The usual causes for this problem are as follows:

(1) The wires have not been correctly fitted — see FAQ’s: “What are the most common problems with with ignition wires?” and “Why are sparks jumping from the boots and cable jacket?” Also make sure the wires have been fitted to the engine in the correct cylinder firing sequence.

(2) Often, DIY’s just replace ignition wires in an endeavor to rectify an engine miss, only to discover the problem is not solved because other ignition components are contributing to the problem. When Magnecor Race Wires are installed on an engine with deteriorated ignition components, an engine miss can seem worse, because the full coil output current conducted by Magnecor wires, via the distributor, to the spark plugs tends to find every weakness in a deteriorated ignition system that wasn’t so apparent when coil output was absorbed (and wasted) in the original carbon conductor or resistor-connector type ignition wires. Each time you replace ignition wires, it’s important you at least closely inspect the distributor cap and rotor, as well as the ignition coil tower (or coil pack towers on a DIS) for condensation accumulation, cracks and burning. If the distributor cap and rotor have run in excess of 50,000 miles (80,000 Km), replacement should be considered. Spark plugs also should be inspected and re-gapped if necessary. Unless spark plugs are the double platinum type, it’s wise to replace any that have run in excess of 30,000 miles (50,000 Km). All turbocharged or supercharged engines are hard on spark plugs, and even a relatively new spark plug can develop cracks in the porcelain insulator, allowing combustion gas to escape inside a wire’s boot or connector, and arcing can occur down a spark plug’s porcelain and ground out from under the wire’s boot or connector seal. Always look for dark colored gas leaks and cracks on the outside of the spark plugs’ porcelain.
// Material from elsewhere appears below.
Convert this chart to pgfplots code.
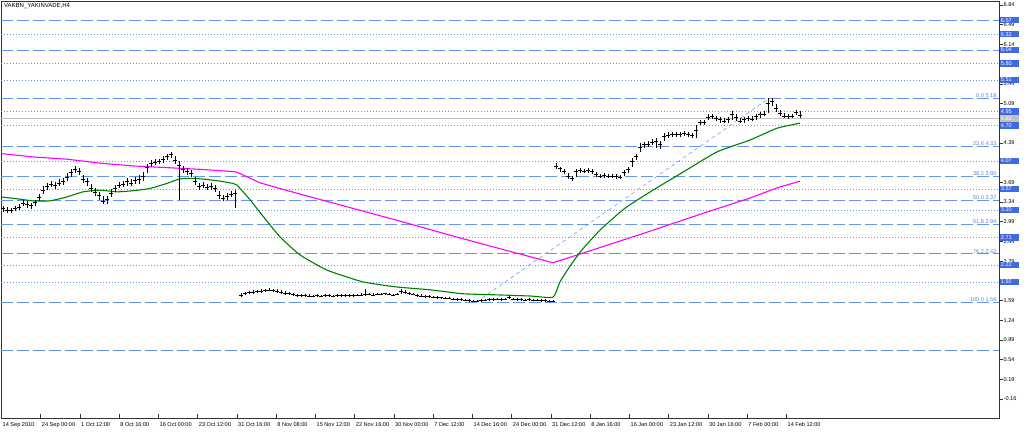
\documentclass[border=0pt]{standalone}
\usepackage{fontspec}
\setmainfont{Liberation Sans}
\usepackage{pgfplots}
\usepackage{pgfplotstable}
\pgfplotsset{compat=1.18}
\definecolor{lvl}{RGB}{100,149,237}
\definecolor{boxb}{RGB}{65,105,225}
\definecolor{fibt}{RGB}{90,130,230}
\definecolor{magc}{RGB}{255,0,255}
\definecolor{grn}{RGB}{0,128,0}
\definecolor{bidg}{RGB}{192,192,192}
\newcommand{\lblfont}{\fontsize{5.6}{6}\selectfont}

\pgfplotstableread{
x c h l
3 3.22 3.27 3.17
7 3.20 3.25 3.15
11 3.19 3.24 3.14
15 3.22 3.27 3.18
19 3.25 3.30 3.20
23 3.32 3.37 3.27
27 3.30 3.35 3.24
31 3.28 3.33 3.22
35 3.33 3.38 3.27
39 3.42 3.48 3.36
43 3.55 3.62 3.48
47 3.62 3.68 3.55
51 3.66 3.72 3.60
55 3.63 3.70 3.57
59 3.68 3.74 3.62
63 3.70 3.76 3.64
67 3.78 3.85 3.71
71 3.86 3.92 3.79
75 3.92 3.98 3.85
79 3.88 3.95 3.82
83 3.74 3.82 3.68
87 3.70 3.76 3.63
91 3.58 3.66 3.52
95 3.52 3.58 3.45
99 3.45 3.52 3.38
103 3.36 3.44 3.30
107 3.38 3.44 3.31
111 3.50 3.57 3.42
115 3.58 3.64 3.52
119 3.64 3.70 3.58
123 3.66 3.72 3.60
127 3.70 3.76 3.63
131 3.68 3.75 3.62
135 3.72 3.78 3.66
139 3.74 3.82 3.66
143 3.80 3.87 3.72
147 3.95 4.02 3.85
151 4.02 4.08 3.96
155 4.05 4.10 4.00
159 4.06 4.11 4.01
163 4.10 4.16 4.04
167 4.15 4.20 4.08
171 4.18 4.22 4.12
175 4.08 4.16 4.02
179 4.00 4.06 3.38
183 3.92 3.98 3.86
187 3.88 3.94 3.82
191 3.85 3.91 3.78
195 3.70 3.78 3.64
199 3.62 3.68 3.56
203 3.64 3.70 3.58
207 3.60 3.66 3.55
211 3.62 3.68 3.56
215 3.58 3.64 3.52
219 3.45 3.54 3.40
223 3.40 3.46 3.35
227 3.44 3.50 3.38
231 3.48 3.54 3.42
235 3.50 3.56 3.23
}\segA

\pgfplotstableread{
x c h l
241 1.69 1.72 1.66
245 1.71 1.74 1.68
249 1.73 1.76 1.70
253 1.74 1.77 1.71
257 1.75 1.78 1.72
261 1.76 1.79 1.73
265 1.77 1.80 1.74
269 1.78 1.81 1.75
273 1.77 1.80 1.74
277 1.76 1.79 1.73
281 1.74 1.77 1.71
285 1.72 1.75 1.69
289 1.71 1.74 1.68
293 1.70 1.73 1.67
297 1.69 1.71 1.66
301 1.68 1.71 1.65
305 1.68 1.70 1.66
309 1.67 1.70 1.65
313 1.67 1.69 1.65
317 1.68 1.70 1.66
321 1.67 1.69 1.65
325 1.68 1.71 1.66
329 1.68 1.70 1.66
333 1.67 1.69 1.65
337 1.68 1.70 1.66
341 1.68 1.70 1.66
345 1.69 1.71 1.66
349 1.68 1.70 1.66
353 1.68 1.70 1.66
357 1.69 1.71 1.67
361 1.69 1.72 1.67
365 1.70 1.80 1.67
369 1.70 1.72 1.68
373 1.69 1.72 1.67
377 1.70 1.72 1.68
381 1.70 1.72 1.68
385 1.71 1.73 1.69
389 1.70 1.72 1.68
393 1.69 1.71 1.67
397 1.70 1.73 1.68
401 1.76 1.80 1.70
405 1.73 1.77 1.70
409 1.71 1.74 1.69
413 1.70 1.72 1.68
417 1.68 1.71 1.66
421 1.67 1.70 1.65
425 1.66 1.69 1.64
429 1.66 1.68 1.64
433 1.65 1.67 1.63
437 1.64 1.67 1.62
441 1.64 1.66 1.62
445 1.63 1.66 1.61
449 1.63 1.65 1.61
453 1.62 1.64 1.60
457 1.61 1.63 1.59
461 1.61 1.63 1.59
465 1.60 1.62 1.58
469 1.59 1.61 1.57
473 1.58 1.60 1.56
477 1.58 1.60 1.56
481 1.59 1.61 1.57
485 1.60 1.62 1.58
489 1.61 1.63 1.59
493 1.61 1.63 1.59
497 1.62 1.64 1.60
501 1.61 1.63 1.59
505 1.62 1.64 1.60
509 1.64 1.67 1.61
513 1.62 1.64 1.60
517 1.61 1.63 1.59
521 1.61 1.63 1.59
525 1.60 1.62 1.58
529 1.61 1.63 1.59
533 1.60 1.62 1.58
537 1.60 1.62 1.58
541 1.59 1.61 1.57
545 1.59 1.61 1.57
549 1.58 1.60 1.56
553 1.58 1.60 1.56
}\segB

\pgfplotstableread{
x c h l
556 3.98 4.03 3.93
560 3.93 3.97 3.88
564 3.88 3.92 3.83
568 3.80 3.86 3.75
572 3.76 3.81 3.72
576 3.88 3.92 3.78
580 3.90 3.94 3.86
584 3.89 3.93 3.85
588 3.90 3.94 3.86
592 3.88 3.92 3.84
596 3.83 3.87 3.79
600 3.80 3.84 3.76
604 3.81 3.85 3.77
608 3.80 3.84 3.76
612 3.80 3.83 3.76
616 3.79 3.83 3.75
620 3.78 3.82 3.75
624 3.86 3.90 3.80
628 3.92 3.96 3.86
632 4.06 4.12 3.96
636 4.15 4.20 4.08
640 4.32 4.38 4.22
644 4.36 4.41 4.30
648 4.37 4.42 4.32
652 4.40 4.45 4.35
656 4.42 4.47 4.30
660 4.36 4.42 4.28
664 4.50 4.56 4.43
668 4.53 4.58 4.48
672 4.54 4.58 4.49
676 4.55 4.59 4.50
680 4.54 4.58 4.50
684 4.56 4.60 4.51
688 4.55 4.59 4.50
692 4.52 4.57 4.47
696 4.62 4.70 4.48
700 4.75 4.80 4.70
704 4.76 4.80 4.71
708 4.85 4.90 4.79
712 4.86 4.90 4.81
716 4.82 4.87 4.77
720 4.80 4.85 4.75
724 4.78 4.83 4.74
728 4.80 4.85 4.75
732 4.90 4.96 4.80
736 4.84 4.90 4.78
740 4.78 4.84 4.74
744 4.80 4.85 4.75
748 4.82 4.86 4.77
752 4.81 4.86 4.77
756 4.86 4.90 4.80
760 4.90 4.94 4.84
764 4.90 4.95 4.86
768 5.10 5.19 4.92
772 5.12 5.18 5.04
776 5.00 5.08 4.94
780 4.92 4.98 4.86
784 4.87 4.92 4.83
788 4.86 4.90 4.82
792 4.87 4.91 4.83
796 4.94 4.98 4.88
800 4.88 4.96 4.84
}\segC

\pgfplotsset{ohlc/.style={only marks, mark=-, mark size=1.8bp, mark options={black, line width=0.6bp},
  error bars/.cd, y dir=both, y explicit, error mark=none, error bar style={black, line width=0.9bp}}}

\newcommand{\dotl}[1]{\addplot[lvl, line width=0.6bp, dash pattern=on 1bp off 2bp] coordinates {(1,#1) (999,#1)};}
\newcommand{\dashl}[1]{\addplot[lvl, line width=0.6bp, dash pattern=on 12bp off 4bp] coordinates {(1,#1) (999,#1)};}
\newcommand{\fib}[2]{\node[anchor=south east, text=fibt, font=\lblfont, inner sep=0.4bp] at (axis cs:997,#2) {#1 #2};}
\newcommand{\bc}[2]{\coordinate (#1) at (axis cs:999.5,#2);}
\newcommand{\bx}[3]{\node[anchor=west, fill=#3, text=white, font=\lblfont, inner xsep=1.2bp, inner ysep=0pt, minimum height=6.5bp, text width=17bp, align=left] at (#1) {#2};}

\begin{document}
\begin{tikzpicture}
\begin{axis}[
  at={(1bp,15bp)}, anchor=south west,
  scale only axis, width=998bp, height=417bp,
  xmin=1, xmax=999, ymin=-0.497, ymax=6.91,
  clip mode=individual,
  axis line style={black!80, line width=0.6bp},
  tick align=outside, major tick length=4bp,
  tick style={black!80, line width=0.5bp},
  x tick style={yshift=4bp},
  xtick pos=bottom, ytick pos=right, yticklabel pos=right,
  xtick={1.5,40.75,...,786.5},
  xticklabels={14 Sep 2010, 24 Sep 00:00, 1 Oct 12:00, 8 Oct 16:00, 16 Oct 00:00, 23 Oct 12:00, 31 Oct 16:00, 8 Nov 08:00, 15 Nov 12:00, 22 Nov 16:00, 30 Nov 00:00, 7 Dec 12:00, 14 Dec 16:00, 24 Dec 00:00, 31 Dec 12:00, 8 Jan 16:00, 16 Jan 00:00, 23 Jan 12:00, 30 Jan 16:00, 7 Feb 00:00, 14 Feb 12:00},
  xticklabel style={font=\lblfont, anchor=north west, inner sep=0.5bp, xshift=0.5bp},
  ytick={-0.16,0.19,0.54,0.89,1.24,1.59,1.94,2.29,2.64,2.99,3.34,3.69,4.04,4.39,4.74,5.09,5.44,5.79,6.14,6.49,6.84},
  yticklabels={-0.16,0.19,0.54,0.89,1.24,1.59,,2.29,2.64,2.99,3.34,3.69,,4.39,,5.09,5.44,,6.14,6.49,6.84},
  yticklabel style={font=\lblfont, anchor=west, inner sep=0.5bp},
]
% horizontal levels
\dashl{6.57}
\dotl{6.32}
\dashl{6.04}
\dotl{5.80}
\dotl{5.51}
\dotl{4.95}
\dotl{4.70}
\dotl{4.07}
\dotl{3.57}
\dotl{3.20}
\dotl{2.71}
\dotl{2.22}
\dotl{1.92}
\dashl{0.70}
\addplot[bidg, line width=0.6bp] coordinates {(1,4.82) (999,4.82)};
% fibonacci levels
\dashl{5.18}
\dashl{4.33}
\dashl{3.80}
\dashl{3.37}
\dashl{2.94}
\dashl{2.42}
\dashl{1.56}
\addplot[lvl, line width=0.5bp, dash pattern=on 4bp off 3bp] coordinates {(476,1.56) (769,5.18)};
% moving averages
\addplot[magc, line width=1.1bp] coordinates {(1,4.20) (33,4.14) (67,4.10) (100,4.03) (133,3.98) (167,3.95) (200,3.92) (233,3.88) (237,3.87) (260,3.68) (300,3.48) (350,3.24) (400,3.00) (450,2.75) (500,2.51) (553,2.26) (600,2.53) (650,2.82) (700,3.12) (750,3.41) (777,3.59) (800,3.71)};
\addplot[grn, line width=1.1bp, smooth, tension=0.3] coordinates {(1,3.43) (20,3.39) (33,3.36) (50,3.36) (67,3.43) (83,3.52) (100,3.55) (117,3.52) (133,3.54) (150,3.58) (167,3.67) (180,3.75) (193,3.76) (207,3.74) (220,3.71) (233,3.67) (237,3.64) (250,3.38) (262,3.11) (280,2.72) (300,2.40) (327,2.13) (363,1.92) (397,1.83) (430,1.78) (463,1.71) (497,1.69) (530,1.67) (553,1.65) (560,1.92) (570,2.20) (582,2.49) (600,2.84) (625,3.23) (653,3.55) (683,3.87) (717,4.23) (750,4.44) (777,4.65) (800,4.74)};
% price bars
\addplot[ohlc] table[x=x, y=c, y error plus expr=\thisrow{h}-\thisrow{c}, y error minus expr=\thisrow{c}-\thisrow{l}] {\segA};
\addplot[ohlc] table[x=x, y=c, y error plus expr=\thisrow{h}-\thisrow{c}, y error minus expr=\thisrow{c}-\thisrow{l}] {\segB};
\addplot[ohlc] table[x=x, y=c, y error plus expr=\thisrow{h}-\thisrow{c}, y error minus expr=\thisrow{c}-\thisrow{l}] {\segC};
% fib labels
\fib{0.0}{5.18}
\fib{23.6}{4.33}
\fib{38.2}{3.80}
\fib{50.0}{3.37}
\fib{61.8}{2.94}
\fib{76.2}{2.42}
\fib{100.0}{1.56}
% anchor points for the right price boxes
\bc{pA}{6.57}
\bc{pB}{6.32}
\bc{pC}{6.04}
\bc{pD}{5.80}
\bc{pE}{5.51}
\bc{pF}{4.95}
\bc{pG}{4.82}
\bc{pH}{4.70}
\bc{pI}{4.07}
\bc{pJ}{3.57}
\bc{pK}{3.20}
\bc{pL}{2.71}
\bc{pM}{2.22}
\bc{pN}{1.92}
\node[anchor=north west, font=\fontsize{6}{7}\selectfont, inner sep=0.5bp] at (rel axis cs:0,1) [xshift=2.5bp, yshift=-2bp] {VAKBN\_YAKINVADE,H4};
\end{axis}
\bx{pA}{6.57}{boxb}
\bx{pB}{6.32}{boxb}
\bx{pC}{6.04}{boxb}
\bx{pD}{5.80}{boxb}
\bx{pE}{5.51}{boxb}
\bx{pF}{4.95}{boxb}
\bx{pG}{4.82}{bidg}
\bx{pH}{4.70}{boxb}
\bx{pI}{4.07}{boxb}
\bx{pJ}{3.57}{boxb}
\bx{pK}{3.20}{boxb}
\bx{pL}{2.71}{boxb}
\bx{pM}{2.22}{boxb}
\bx{pN}{1.92}{boxb}
\pgfresetboundingbox
\path[use as bounding box] (0,0) rectangle (1024bp,433bp);
\end{tikzpicture}
\end{document}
(3) When an engine runs rougher after replacing a multitude of ignition system components including ignition wires (usually installed last of all), DIY’s often conclude the wires must be the cause. If Magnecor ignition wires are installed correctly, it’s almost impossible for the wires (by themselves) to cause the engine to run roughly. Rough engine running problems do occur when ignition points, electronic modules, pickup coils, rotors, and distributor caps are not properly installed or damaged, or wiring to these components is disturbed or damaged. Also, vacuum tubing and wiring associated with timing devices connected to the distributor and other engine management components can also be disturbed or damaged and cause the engine to run roughly. If this problem does occur, every component should be checked, keeping in mind that improper installation can terminally damage electronic components.